Sara foi jogada, ou se jogou sozinha, não importa, aos leões. Mas ela é uma menina de 21 anos. Pra mim, a responsabilidade é do Femen Ucrânia, que permitiu que isso acontecesse –- que permitiu que uma moça que até pouco tempo atrás desmerecia a Marcha das Vadias por algumas tirarem a roupa em público, e que se declarava da direita nacionalista, e que tem um símbolo nazista tatuado, começasse um Femen Brazil (com z). Eu vou criticar o Femen quando julgar necessário, mas não tenho vontade de criticar uma só pessoa, a Sara.

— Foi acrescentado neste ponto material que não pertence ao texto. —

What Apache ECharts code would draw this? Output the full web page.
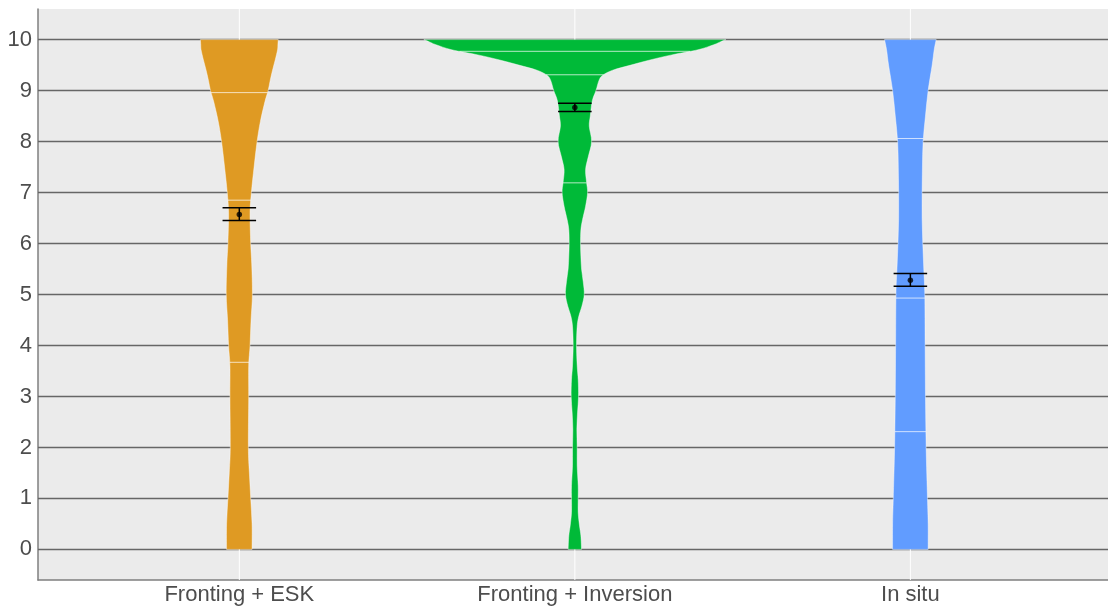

Pra mim, um grupo que abre franquias em outros países sem minimamente preparar suas ativistas não é sério. Não dá pra colocar em sua página uma mulher com uma foice numa mão e testículos cortados em outra e querer ser levado a sério. Isso sem nem entrar no mérito de quem patrocina o Femen Ucrânia. Mas Sara não é inventora de nada disso.
Minha sugestão pra Sara é que ela se afaste do Femen, faça uma faculdade pública em História ou Ciências Políticas, entre nos movimentos estudantis, participe dos movimentos feministas, onde desejo que ela seja bem acolhida, leia tudo que puder, expurgue os fantasmas do seu passado, rodeie-se de pessoas que a amam. E, se depois de quatro ou cinco anos ela, com mais maturidade e conhecimento, ainda queira fazer parte do Femen, que faça, se o Femen ainda existir.
Não creio que minha sugestão será aceita. Mas não desejo nada de mal nem a Sara, nem a nenhuma feminista ou neofeminista, seja lá o que for isso. O feminismo já existia e vai continuar existindo apesar das presepadas de um grupo.